INFORMATION SHOWN>
========================================================================

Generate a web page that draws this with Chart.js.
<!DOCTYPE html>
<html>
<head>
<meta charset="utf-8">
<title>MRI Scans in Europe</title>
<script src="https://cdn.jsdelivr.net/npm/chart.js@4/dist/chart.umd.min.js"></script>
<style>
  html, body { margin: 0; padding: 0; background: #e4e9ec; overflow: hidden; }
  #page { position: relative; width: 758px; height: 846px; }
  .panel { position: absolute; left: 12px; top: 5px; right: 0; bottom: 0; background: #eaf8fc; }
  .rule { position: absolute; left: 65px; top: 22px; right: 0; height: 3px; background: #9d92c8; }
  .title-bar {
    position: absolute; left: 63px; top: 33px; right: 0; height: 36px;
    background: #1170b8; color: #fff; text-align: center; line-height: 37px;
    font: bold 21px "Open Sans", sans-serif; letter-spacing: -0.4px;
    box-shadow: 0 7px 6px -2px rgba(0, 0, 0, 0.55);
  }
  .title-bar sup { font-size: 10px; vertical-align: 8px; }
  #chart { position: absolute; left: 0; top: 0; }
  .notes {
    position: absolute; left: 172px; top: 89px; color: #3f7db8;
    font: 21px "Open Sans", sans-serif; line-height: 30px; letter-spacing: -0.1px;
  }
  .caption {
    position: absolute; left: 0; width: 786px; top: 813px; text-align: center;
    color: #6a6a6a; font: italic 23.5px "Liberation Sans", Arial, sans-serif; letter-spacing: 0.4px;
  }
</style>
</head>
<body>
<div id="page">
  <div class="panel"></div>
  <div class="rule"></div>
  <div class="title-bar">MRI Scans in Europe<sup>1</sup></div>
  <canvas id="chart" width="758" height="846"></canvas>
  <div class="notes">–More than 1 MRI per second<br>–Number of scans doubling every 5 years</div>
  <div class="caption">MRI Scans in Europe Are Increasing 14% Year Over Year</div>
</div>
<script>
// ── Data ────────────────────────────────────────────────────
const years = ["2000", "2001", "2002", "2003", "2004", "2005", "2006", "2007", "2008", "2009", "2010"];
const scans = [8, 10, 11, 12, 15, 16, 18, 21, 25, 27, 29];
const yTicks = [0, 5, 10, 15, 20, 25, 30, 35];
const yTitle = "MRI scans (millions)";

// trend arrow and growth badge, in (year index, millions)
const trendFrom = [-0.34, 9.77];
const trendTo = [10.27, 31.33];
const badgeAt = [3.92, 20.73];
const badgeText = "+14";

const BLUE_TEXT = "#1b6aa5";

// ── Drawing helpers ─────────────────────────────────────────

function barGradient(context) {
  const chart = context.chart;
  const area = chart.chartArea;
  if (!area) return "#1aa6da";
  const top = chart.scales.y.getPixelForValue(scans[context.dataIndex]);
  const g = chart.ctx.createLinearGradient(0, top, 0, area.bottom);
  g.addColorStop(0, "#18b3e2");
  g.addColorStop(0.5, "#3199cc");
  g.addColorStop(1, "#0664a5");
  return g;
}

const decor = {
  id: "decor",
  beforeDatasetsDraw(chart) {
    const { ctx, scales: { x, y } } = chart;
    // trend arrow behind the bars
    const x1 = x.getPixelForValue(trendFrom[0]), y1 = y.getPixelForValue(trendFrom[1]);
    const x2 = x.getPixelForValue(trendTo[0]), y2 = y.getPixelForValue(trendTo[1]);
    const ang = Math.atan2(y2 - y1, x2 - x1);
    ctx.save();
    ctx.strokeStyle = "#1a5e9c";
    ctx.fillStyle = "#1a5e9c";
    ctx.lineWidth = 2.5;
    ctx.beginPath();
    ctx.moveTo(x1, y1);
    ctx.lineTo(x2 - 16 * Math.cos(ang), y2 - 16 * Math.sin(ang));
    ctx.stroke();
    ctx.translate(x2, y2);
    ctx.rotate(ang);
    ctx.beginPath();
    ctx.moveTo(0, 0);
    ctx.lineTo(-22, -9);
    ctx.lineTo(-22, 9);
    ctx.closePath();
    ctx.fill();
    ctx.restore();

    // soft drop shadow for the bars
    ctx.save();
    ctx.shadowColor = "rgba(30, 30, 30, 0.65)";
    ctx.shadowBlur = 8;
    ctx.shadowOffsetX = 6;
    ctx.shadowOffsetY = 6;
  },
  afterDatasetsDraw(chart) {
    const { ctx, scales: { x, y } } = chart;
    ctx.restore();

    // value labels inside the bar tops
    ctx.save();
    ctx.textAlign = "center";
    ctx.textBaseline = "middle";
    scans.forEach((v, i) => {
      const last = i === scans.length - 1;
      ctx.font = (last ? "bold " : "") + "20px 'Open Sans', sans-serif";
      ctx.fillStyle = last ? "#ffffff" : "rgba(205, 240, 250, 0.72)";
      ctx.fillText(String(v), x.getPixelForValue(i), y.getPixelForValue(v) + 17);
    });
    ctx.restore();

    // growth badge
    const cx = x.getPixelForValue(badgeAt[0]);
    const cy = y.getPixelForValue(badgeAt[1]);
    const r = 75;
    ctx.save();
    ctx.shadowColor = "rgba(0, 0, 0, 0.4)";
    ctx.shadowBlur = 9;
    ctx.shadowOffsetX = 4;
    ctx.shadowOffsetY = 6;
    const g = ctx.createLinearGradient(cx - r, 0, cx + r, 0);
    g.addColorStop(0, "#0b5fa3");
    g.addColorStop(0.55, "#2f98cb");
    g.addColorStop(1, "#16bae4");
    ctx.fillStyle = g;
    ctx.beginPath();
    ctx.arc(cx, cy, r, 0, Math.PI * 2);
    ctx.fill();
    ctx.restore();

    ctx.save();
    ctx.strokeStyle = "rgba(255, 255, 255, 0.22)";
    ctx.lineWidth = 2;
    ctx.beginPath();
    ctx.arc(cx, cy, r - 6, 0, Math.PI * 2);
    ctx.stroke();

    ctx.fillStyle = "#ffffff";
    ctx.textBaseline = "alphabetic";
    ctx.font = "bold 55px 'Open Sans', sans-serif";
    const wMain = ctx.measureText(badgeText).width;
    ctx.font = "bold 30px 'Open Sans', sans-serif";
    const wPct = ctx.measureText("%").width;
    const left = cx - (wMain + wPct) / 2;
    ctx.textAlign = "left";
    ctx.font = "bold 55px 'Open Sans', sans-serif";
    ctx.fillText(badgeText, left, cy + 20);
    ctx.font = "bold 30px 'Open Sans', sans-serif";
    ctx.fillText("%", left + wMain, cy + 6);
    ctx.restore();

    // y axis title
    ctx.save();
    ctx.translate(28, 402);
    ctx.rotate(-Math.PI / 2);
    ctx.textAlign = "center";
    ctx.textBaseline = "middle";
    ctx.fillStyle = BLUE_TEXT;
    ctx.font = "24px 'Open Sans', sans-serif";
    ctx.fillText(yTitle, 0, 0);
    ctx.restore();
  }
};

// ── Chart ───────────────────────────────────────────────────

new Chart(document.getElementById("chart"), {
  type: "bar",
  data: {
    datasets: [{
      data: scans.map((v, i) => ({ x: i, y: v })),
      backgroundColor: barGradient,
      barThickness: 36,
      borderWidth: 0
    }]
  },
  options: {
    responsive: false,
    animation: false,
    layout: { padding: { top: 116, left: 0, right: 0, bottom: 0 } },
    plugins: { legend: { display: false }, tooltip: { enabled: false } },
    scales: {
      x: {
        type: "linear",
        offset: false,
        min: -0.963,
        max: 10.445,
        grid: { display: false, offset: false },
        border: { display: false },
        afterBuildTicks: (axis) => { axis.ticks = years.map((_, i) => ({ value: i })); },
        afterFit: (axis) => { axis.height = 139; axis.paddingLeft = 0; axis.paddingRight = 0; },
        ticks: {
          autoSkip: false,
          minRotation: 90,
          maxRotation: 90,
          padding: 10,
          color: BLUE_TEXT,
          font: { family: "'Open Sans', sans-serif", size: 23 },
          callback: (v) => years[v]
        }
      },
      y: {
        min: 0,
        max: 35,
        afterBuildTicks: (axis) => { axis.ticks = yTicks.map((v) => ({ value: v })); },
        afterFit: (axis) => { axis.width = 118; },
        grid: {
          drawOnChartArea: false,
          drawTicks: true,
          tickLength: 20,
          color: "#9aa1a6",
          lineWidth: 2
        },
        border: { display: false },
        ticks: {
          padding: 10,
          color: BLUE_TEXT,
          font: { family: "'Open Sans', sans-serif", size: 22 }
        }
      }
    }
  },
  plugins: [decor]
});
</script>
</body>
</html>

========================================================================

DESCRIPTION OF THE TASK>
Where a line above contains the string "page", copy that line.

SOLUTION FOR THIS EXERCISE>
Generate a web page that draws this with Chart.js.
  #page { position: relative; width: 758px; height: 846px; }
<div id="page">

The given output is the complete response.